Southeast Asian countries are working to reform customs systems in a bid to boost trade.
Members of the Association of Southeast Asian Nations are mostly ranked low in the latest global ranking of logistics efficiency by the World Bank, based on its logistics performance index. The only exception was Singapore, which was among the top of the list. The Philippines and four other ASEAN countries had scores below the global average. Streamlining customs clearance procedures is essential for improving the quality of logistics networks.
The Philippines will introduce a new system by the end of the year at the earliest to notify importers in advance of what they will have to pay in customs duties. Myanmar recently introduced a Japanese-made electronic customs system.
The ASEAN Economic Community, founded a little over a year ago, will increase the flow of goods within the common market and lead to further cuts in logistics costs and open new markets.
The Philippines plans to fully introduce a customs duties prior notice system this year. Importers can ask the authorities how the goods to be imported will be categorized under customs rules and what they will have to pay in customs duties. The authorities will provide such information in a letter to importers. The system is expected to increase the transparency of how customs duties are decided and speed up the process.
Under current rules, importers run the risk of getting into a dispute with the authorities over the categorization of the goods and the customs rate after the goods have arrived.
Since goods are kept at the port or airport until the dispute is settled, there is a risk of them being delivered late.
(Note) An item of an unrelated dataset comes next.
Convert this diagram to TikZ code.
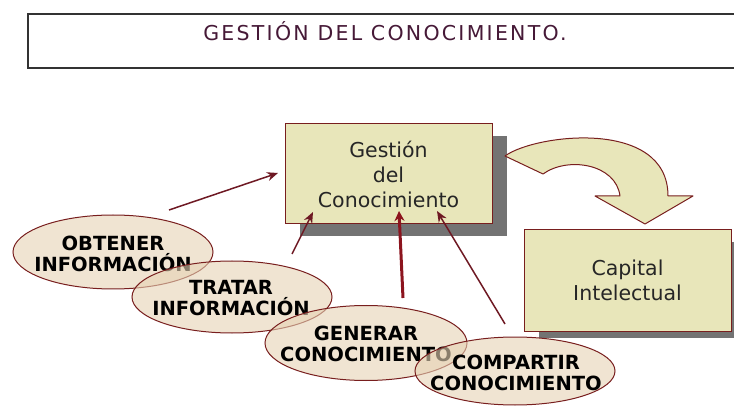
\documentclass[tikz,border=0pt]{standalone}
\usepackage{fontspec}
\setmainfont{DejaVu Sans}
\usetikzlibrary{shapes.geometric,arrows.meta}
\definecolor{boxfill}{RGB}{232,230,186}
\definecolor{ellfill}{RGB}{230,210,180}
\definecolor{edge}{RGB}{120,30,30}
\definecolor{arr}{RGB}{110,25,35}
\definecolor{arrthick}{RGB}{140,20,30}
\definecolor{shade}{RGB}{115,115,115}
\definecolor{titlecol}{RGB}{70,25,55}
\begin{document}
\begin{tikzpicture}[x=1pt,y=-1pt,
  box/.style={draw=edge, line width=1pt, fill=boxfill, align=center,
    font=\fontsize{20.5}{25}\selectfont, text=black!85, inner sep=0pt},
  shadowfill/.style={fill=shade, draw=none},
  ell/.style={ellipse, draw=edge, line width=1pt, fill=ellfill, fill opacity=0.6,
    draw opacity=1, inner sep=0pt},
  elltext/.style={align=center, inner sep=0pt, text=black,
    font=\fontsize{19.5}{21}\selectfont\bfseries},
  link/.style={draw=arr, line width=1.5pt, -{Stealth[length=11pt,width=9pt]}},
  thicklink/.style={draw=arrthick, line width=3pt, -{Stealth[length=10pt,width=10pt]}},
  bigarrow/.style={draw=edge, fill=boxfill, line width=1pt, line join=round},
]
\useasboundingbox (0,0) rectangle (734,406);

% title
\node[draw=black!80, line width=1.2pt, minimum width=717pt, minimum height=54pt, inner sep=0pt] (titlebox) at (386.5,41) {};
\node[text=titlecol, font=\fontsize{20.5}{24}\selectfont\addfontfeatures{LetterSpace=11}] (title) at (385,31) {GESTIÓN DEL CONOCIMIENTO.};

% shadows
\fill[shadowfill] (300,136) rectangle (507,236);
\fill[shadowfill] (539,242) rectangle (750,338);

% boxes
\node[box, minimum width=207pt, minimum height=100pt] (gestion) at (388.5,174) {Gestión\\del\\Conocimiento};
\node[box, minimum width=207pt, minimum height=101pt] (capital) at (627.5,280.5) {Capital\\Intelectual};

% curved block arrow
\filldraw[bigarrow] (505,156) .. controls (535,134) and (668,118) .. (668,196)
  -- (693,196) -- (645,224) -- (595,196) -- (620,196)
  .. controls (616,164) and (568,156) .. (543,174) -- cycle;

% ellipses with their texts
\node[ell, minimum width=200pt, minimum height=74pt] (obt) at (113,252) {};
\node[elltext] (obtt) at (113,253.5) {OBTENER\\INFORMACIÓN};
\node[ell, minimum width=200pt, minimum height=72pt] (tra) at (232,297) {};
\node[elltext] (trat) at (231,298) {TRATAR\\INFORMACIÓN};
\node[ell, minimum width=202pt, minimum height=75pt] (gen) at (366,343) {};
\node[elltext] (gent) at (366,344) {GENERAR\\CONOCIMIENTO};
\node[ell, minimum width=200pt, minimum height=68pt] (com) at (515,371) {};
\node[elltext] (comt) at (516,372.5) {COMPARTIR\\CONOCIMIENTO};

% connectors
\coordinate (t1) at (169,210); \coordinate (h1) at (278,173);
\coordinate (t2) at (292,254); \coordinate (h2) at (313,212);
\coordinate (t3) at (403,298); \coordinate (h3) at (399,211);
\coordinate (t4) at (505,324); \coordinate (h4) at (437,211);
\draw[link] (t1) -- (h1);
\draw[link] (t2) -- (h2);
\draw[thicklink] (t3) -- (h3);
\draw[link] (t4) -- (h4);
\end{tikzpicture}
\end{document}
With the latest reform, the Philippines will catch up with advanced countries like Japan and peers in the region like Thailand, which adopted the system ahead of the Philippines.
Myanmar launched an electronic customs system dubbed MACCS, the Myanmar Automated Cargo Clearance System, last November. Importers report on the MACCS website information about the goods they plan to import. The Japanese government provided about 4 billion yen ($34.9 million) in official development assistance to help NTT Data build the system in Myanmar.
Under the previous system, time-consuming paperwork at customs often resulted in goods being kept at ports for days. The system was first introduced at the Port of Yangon, where 90% of imports enter the country. Thanks to the system, the procedure now takes only a few seconds, a local customs official said.
Myanmar is also considering using the system at its borders with China and Thailand.
Last year, Indonesia launched a qualification system for distribution facilities. Designated warehouses can store imported goods, such as raw materials and parts, for up to three years without paying any duties on them. The system allows companies to pay only the minimum necessary amount in duties and build a just-in-time system to deliver goods to clients.
Japanese automaker Toyota Motor's manufacturing subsidiary in Indonesia received the designation at its warehouse in Jakarta. The facility is expected to begin operations this year and store autoparts made overseas.
Thailand has begun reforming its customs rules, too. One of the expected changes concerns an existing reward system for whistleblowers. Under the system, customs officers and other people can receive up to 55% of the fines if they alert violations to the authorities. The system has been criticized by economic organizations in Japan, the U.S. and elsewhere. They argue the system could foster excessive inspections at customs, arbitrary impositions of customs duties and bribery to customs officials.
Thailand's new customs rules could be implemented as early as this year if legislation clears the necessary hurdles, including deliberations at the temporary parliament.